|Brief History of the Book Jacket|
|The anticipation of opening a
book and securing the key to the literary musings and other knowledge
contained therein is perhaps one of the most satisfying emotions a reader
can experience. Indeed, since the dawn of book making, bibliophiles have
eagerly contemplated the unwrapping of newly-acquired volumes. Often, the
very first step in the process of discovery is the book jacket itself, which
is commonly defined as a "loose cover for a book, usually made of paper and
often decorated with a printed design, which functions as a protection for
the binding and as a means of identifying and selling the book." (Dictionary
of art, v. 4, p. 368- 369). It offers the anxious reader a glimpse of
wonders to come.
Book jackets are thought to have been introduced as protective packaging for cloth bound covers that publishers began using in the 1820s, but they have probably existed since paper was first used to produce books. Before the 1820s, books were bound in materials such as vellum or calf that provided a durable casing not requiring an additional paper covering. Little regard was given to using jackets for advertising until much later. Because they were meant to be discarded, very few early jackets have survived and even fewer have survived in good condition. Historians believe that "the earliest known printed detachable paper covering for a book (illustrated by a photograph) is for The Keepsake, published by Longmans [London] in 1832." (?Book- Jackets, Blurbs, and Bibliographers,' The Library, 5th ser. v. xxvi, #2, June 1971, p. 97).

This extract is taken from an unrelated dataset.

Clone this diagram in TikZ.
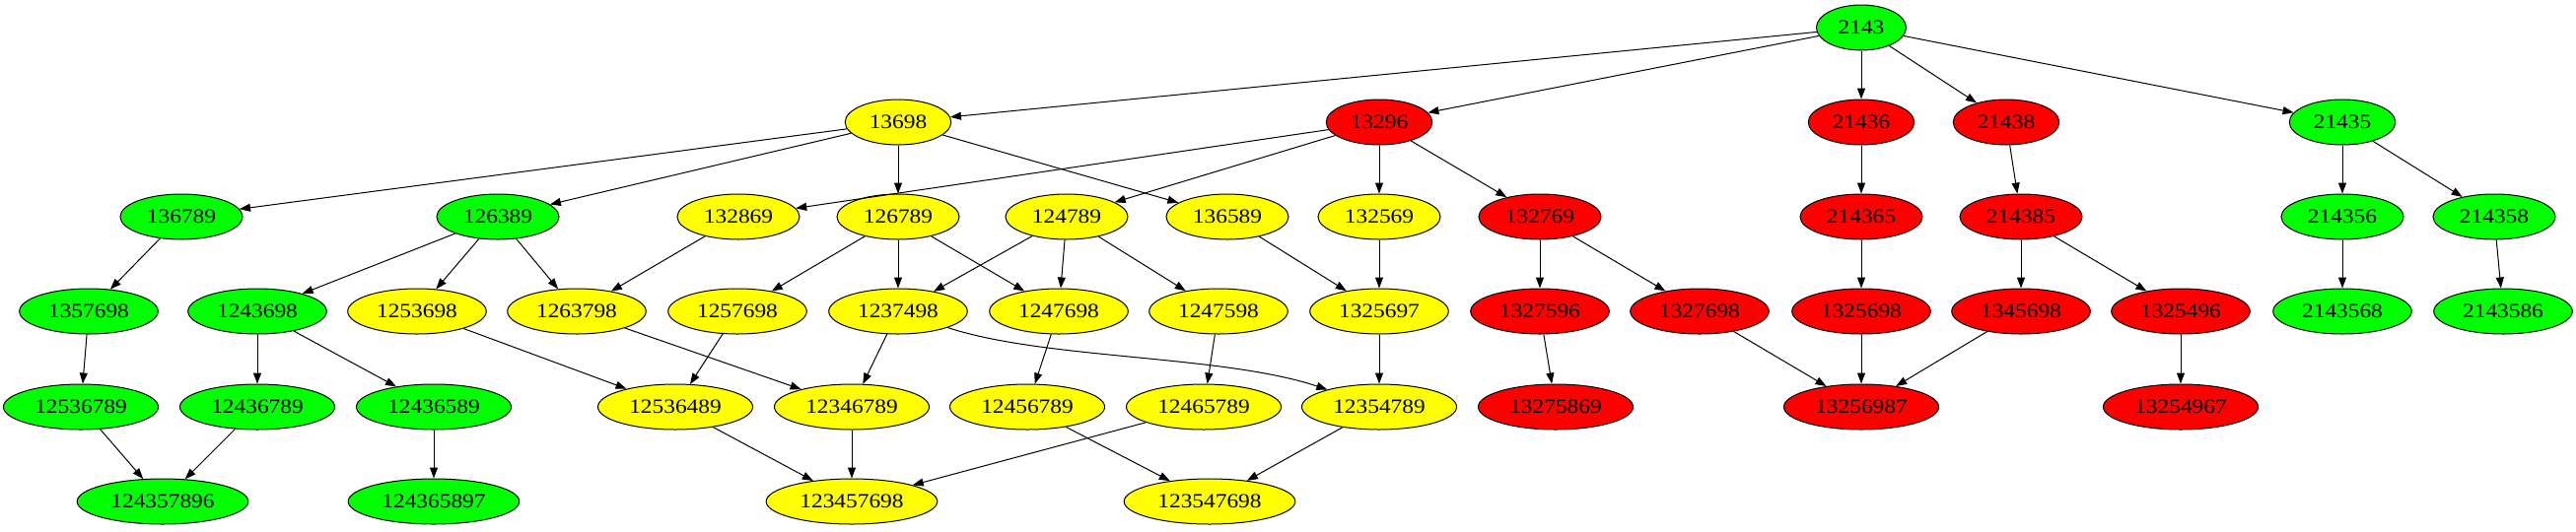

For approximately the next sixty years the art of book jacket design changed very little. In the United States, "the first known pictorial dust jacket [as distinguished from typographical jackets] . . . was wrapped around William Dean Howell's The Shadow of a Dream, published in New York in 1890 . . ." (History of book publishing in the United States, v.2, The Expansion of an industry, 1865-1919, p. 657).
During the first two decades of the 20th century, book covers were frequently decorated with stamped floral or scroll designs. Often a protective paper covering with a circle cut out to show the author and title was wrapped around the book before distribution. The design and use of book jackets began to evolve gradually as advertisers and publishers realized that "the object of a clamorous jacket is to attract the attention of prospective purchasers of the book as it lies in the window or on the counter." (Publishers Weekly, Sept. 14, 1912, p. 715). Two other innovations occurred early in the century: printing on the flaps and the use of blurbs.
It was not until the 1920s, however, that the modern book jacket became a staple of the publishing world as we know it today. As the American population became more affluent and literate, the fierce competition among publishers for their dollars spawned an explosion of colorful and bold jacket designs that has yet to abate. ". . . in the twenties, . . . a generation of designers emerged to spread the gospel of excellence in bookmaking. For some time, most publishers were unbelievers, but once they understood the prestige and potential sales that could result from making a book look well in all its parts, including, of course, the jackets, the retail shops and their show windows took on a brighter appearance." (A History of book publishing in the United States, v. IV, The Great change, 1940-1980, p. 440.